WHAT YOU ARE ASKED TO DO: Transcribe all of the data exactly. Omit the pictures.

SUPPLIED INFORMATION:
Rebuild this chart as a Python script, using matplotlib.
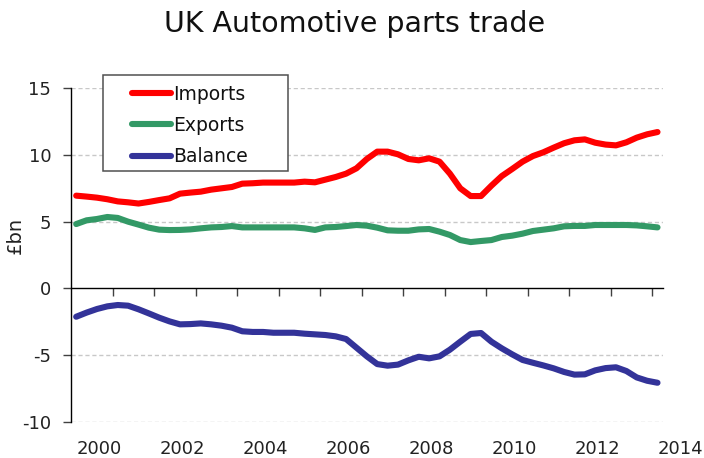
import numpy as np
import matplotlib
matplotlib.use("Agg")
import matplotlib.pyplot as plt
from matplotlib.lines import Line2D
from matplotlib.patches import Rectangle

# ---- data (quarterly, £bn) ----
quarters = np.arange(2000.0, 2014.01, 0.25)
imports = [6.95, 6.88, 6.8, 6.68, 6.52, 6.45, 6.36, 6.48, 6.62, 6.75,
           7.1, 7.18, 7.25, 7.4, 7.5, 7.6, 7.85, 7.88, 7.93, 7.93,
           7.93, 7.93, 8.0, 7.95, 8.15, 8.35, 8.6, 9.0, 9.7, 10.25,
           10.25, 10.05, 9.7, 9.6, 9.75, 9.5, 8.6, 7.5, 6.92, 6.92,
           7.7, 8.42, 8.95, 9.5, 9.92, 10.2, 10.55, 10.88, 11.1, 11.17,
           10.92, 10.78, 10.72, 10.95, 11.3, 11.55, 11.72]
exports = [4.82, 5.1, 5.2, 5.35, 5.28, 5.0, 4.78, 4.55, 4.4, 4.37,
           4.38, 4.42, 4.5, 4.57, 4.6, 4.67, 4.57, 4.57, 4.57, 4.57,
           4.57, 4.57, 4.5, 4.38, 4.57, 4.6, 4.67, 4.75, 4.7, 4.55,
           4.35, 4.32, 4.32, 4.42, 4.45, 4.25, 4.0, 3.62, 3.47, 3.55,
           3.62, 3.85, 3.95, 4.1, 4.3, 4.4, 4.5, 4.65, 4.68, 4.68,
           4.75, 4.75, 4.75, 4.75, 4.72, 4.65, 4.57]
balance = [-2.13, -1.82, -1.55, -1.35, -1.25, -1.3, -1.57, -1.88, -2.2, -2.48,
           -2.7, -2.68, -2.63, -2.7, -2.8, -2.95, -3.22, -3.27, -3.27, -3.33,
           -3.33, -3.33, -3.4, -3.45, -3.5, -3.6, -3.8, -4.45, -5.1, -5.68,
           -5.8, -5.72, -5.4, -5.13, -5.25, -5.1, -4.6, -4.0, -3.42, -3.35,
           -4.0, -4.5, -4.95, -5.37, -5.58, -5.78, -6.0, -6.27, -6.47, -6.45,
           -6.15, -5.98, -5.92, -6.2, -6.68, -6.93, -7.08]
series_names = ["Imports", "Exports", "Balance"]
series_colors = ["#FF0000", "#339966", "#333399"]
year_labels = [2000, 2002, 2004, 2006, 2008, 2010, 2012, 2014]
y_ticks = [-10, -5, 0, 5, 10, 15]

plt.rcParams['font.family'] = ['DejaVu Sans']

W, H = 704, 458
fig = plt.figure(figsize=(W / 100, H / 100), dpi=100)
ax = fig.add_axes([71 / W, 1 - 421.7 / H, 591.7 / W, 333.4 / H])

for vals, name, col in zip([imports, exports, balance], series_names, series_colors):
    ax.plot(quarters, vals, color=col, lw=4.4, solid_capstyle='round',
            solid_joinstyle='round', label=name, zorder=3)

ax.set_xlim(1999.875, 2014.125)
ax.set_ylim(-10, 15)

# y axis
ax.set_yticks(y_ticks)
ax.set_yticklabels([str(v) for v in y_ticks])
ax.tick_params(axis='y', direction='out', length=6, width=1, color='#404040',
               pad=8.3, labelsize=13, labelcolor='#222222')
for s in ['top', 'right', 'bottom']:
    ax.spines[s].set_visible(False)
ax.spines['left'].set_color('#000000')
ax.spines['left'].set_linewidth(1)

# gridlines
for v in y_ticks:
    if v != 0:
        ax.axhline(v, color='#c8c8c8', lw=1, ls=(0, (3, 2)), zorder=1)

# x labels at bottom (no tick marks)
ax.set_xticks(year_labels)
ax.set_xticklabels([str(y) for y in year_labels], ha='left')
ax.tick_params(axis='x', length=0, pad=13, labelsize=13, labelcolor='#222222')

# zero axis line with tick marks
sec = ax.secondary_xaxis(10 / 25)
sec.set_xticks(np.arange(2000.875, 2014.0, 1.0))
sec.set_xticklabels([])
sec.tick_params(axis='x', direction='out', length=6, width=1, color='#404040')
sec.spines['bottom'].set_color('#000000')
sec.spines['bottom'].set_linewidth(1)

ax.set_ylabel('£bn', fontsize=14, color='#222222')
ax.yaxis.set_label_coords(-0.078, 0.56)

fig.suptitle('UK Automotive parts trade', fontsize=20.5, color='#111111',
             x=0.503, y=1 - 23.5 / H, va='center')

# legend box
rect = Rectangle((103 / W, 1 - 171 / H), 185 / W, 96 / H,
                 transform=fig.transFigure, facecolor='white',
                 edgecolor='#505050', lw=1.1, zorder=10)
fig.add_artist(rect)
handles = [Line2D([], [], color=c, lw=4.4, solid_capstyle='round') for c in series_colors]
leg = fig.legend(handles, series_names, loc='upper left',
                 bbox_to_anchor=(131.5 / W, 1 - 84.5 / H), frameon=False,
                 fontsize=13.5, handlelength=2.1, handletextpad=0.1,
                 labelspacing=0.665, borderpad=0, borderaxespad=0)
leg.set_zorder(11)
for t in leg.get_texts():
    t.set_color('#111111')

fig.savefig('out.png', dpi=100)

RESPONSE TO THE TASK:
Rebuild this chart as a Python script, using matplotlib.
import numpy as np
import matplotlib
matplotlib.use("Agg")
import matplotlib.pyplot as plt
from matplotlib.lines import Line2D
from matplotlib.patches import Rectangle

# ---- data (quarterly, £bn) ----
quarters = np.arange(2000.0, 2014.01, 0.25)
imports = [6.95, 6.88, 6.8, 6.68, 6.52, 6.45, 6.36, 6.48, 6.62, 6.75,
           7.1, 7.18, 7.25, 7.4, 7.5, 7.6, 7.85, 7.88, 7.93, 7.93,
           7.93, 7.93, 8.0, 7.95, 8.15, 8.35, 8.6, 9.0, 9.7, 10.25,
           10.25, 10.05, 9.7, 9.6, 9.75, 9.5, 8.6, 7.5, 6.92, 6.92,
           7.7, 8.42, 8.95, 9.5, 9.92, 10.2, 10.55, 10.88, 11.1, 11.17,
           10.92, 10.78, 10.72, 10.95, 11.3, 11.55, 11.72]
exports = [4.82, 5.1, 5.2, 5.35, 5.28, 5.0, 4.78, 4.55, 4.4, 4.37,
           4.38, 4.42, 4.5, 4.57, 4.6, 4.67, 4.57, 4.57, 4.57, 4.57,
           4.57, 4.57, 4.5, 4.38, 4.57, 4.6, 4.67, 4.75, 4.7, 4.55,
           4.35, 4.32, 4.32, 4.42, 4.45, 4.25, 4.0, 3.62, 3.47, 3.55,
           3.62, 3.85, 3.95, 4.1, 4.3, 4.4, 4.5, 4.65, 4.68, 4.68,
           4.75, 4.75, 4.75, 4.75, 4.72, 4.65, 4.57]
balance = [-2.13, -1.82, -1.55, -1.35, -1.25, -1.3, -1.57, -1.88, -2.2, -2.48,
           -2.7, -2.68, -2.63, -2.7, -2.8, -2.95, -3.22, -3.27, -3.27, -3.33,
           -3.33, -3.33, -3.4, -3.45, -3.5, -3.6, -3.8, -4.45, -5.1, -5.68,
           -5.8, -5.72, -5.4, -5.13, -5.25, -5.1, -4.6, -4.0, -3.42, -3.35,
           -4.0, -4.5, -4.95, -5.37, -5.58, -5.78, -6.0, -6.27, -6.47, -6.45,
           -6.15, -5.98, -5.92, -6.2, -6.68, -6.93, -7.08]
series_names = ["Imports", "Exports", "Balance"]
series_colors = ["#FF0000", "#339966", "#333399"]
year_labels = [2000, 2002, 2004, 2006, 2008, 2010, 2012, 2014]
y_ticks = [-10, -5, 0, 5, 10, 15]

plt.rcParams['font.family'] = ['DejaVu Sans']

W, H = 704, 458
fig = plt.figure(figsize=(W / 100, H / 100), dpi=100)
ax = fig.add_axes([71 / W, 1 - 421.7 / H, 591.7 / W, 333.4 / H])

for vals, name, col in zip([imports, exports, balance], series_names, series_colors):
    ax.plot(quarters, vals, color=col, lw=4.4, solid_capstyle='round',
            solid_joinstyle='round', label=name, zorder=3)

ax.set_xlim(1999.875, 2014.125)
ax.set_ylim(-10, 15)

# y axis
ax.set_yticks(y_ticks)
ax.set_yticklabels([str(v) for v in y_ticks])
ax.tick_params(axis='y', direction='out', length=6, width=1, color='#404040',
               pad=8.3, labelsize=13, labelcolor='#222222')
for s in ['top', 'right', 'bottom']:
    ax.spines[s].set_visible(False)
ax.spines['left'].set_color('#000000')
ax.spines['left'].set_linewidth(1)

# gridlines
for v in y_ticks:
    if v != 0:
        ax.axhline(v, color='#c8c8c8', lw=1, ls=(0, (3, 2)), zorder=1)

# x labels at bottom (no tick marks)
ax.set_xticks(year_labels)
ax.set_xticklabels([str(y) for y in year_labels], ha='left')
ax.tick_params(axis='x', length=0, pad=13, labelsize=13, labelcolor='#222222')

# zero axis line with tick marks
sec = ax.secondary_xaxis(10 / 25)
sec.set_xticks(np.arange(2000.875, 2014.0, 1.0))
sec.set_xticklabels([])
sec.tick_params(axis='x', direction='out', length=6, width=1, color='#404040')
sec.spines['bottom'].set_color('#000000')
sec.spines['bottom'].set_linewidth(1)

ax.set_ylabel('£bn', fontsize=14, color='#222222')
ax.yaxis.set_label_coords(-0.078, 0.56)

fig.suptitle('UK Automotive parts trade', fontsize=20.5, color='#111111',
             x=0.503, y=1 - 23.5 / H, va='center')

# legend box
rect = Rectangle((103 / W, 1 - 171 / H), 185 / W, 96 / H,
                 transform=fig.transFigure, facecolor='white',
                 edgecolor='#505050', lw=1.1, zorder=10)
fig.add_artist(rect)
handles = [Line2D([], [], color=c, lw=4.4, solid_capstyle='round') for c in series_colors]
leg = fig.legend(handles, series_names, loc='upper left',
                 bbox_to_anchor=(131.5 / W, 1 - 84.5 / H), frameon=False,
                 fontsize=13.5, handlelength=2.1, handletextpad=0.1,
                 labelspacing=0.665, borderpad=0, borderaxespad=0)
leg.set_zorder(11)
for t in leg.get_texts():
    t.set_color('#111111')

fig.savefig('out.png', dpi=100)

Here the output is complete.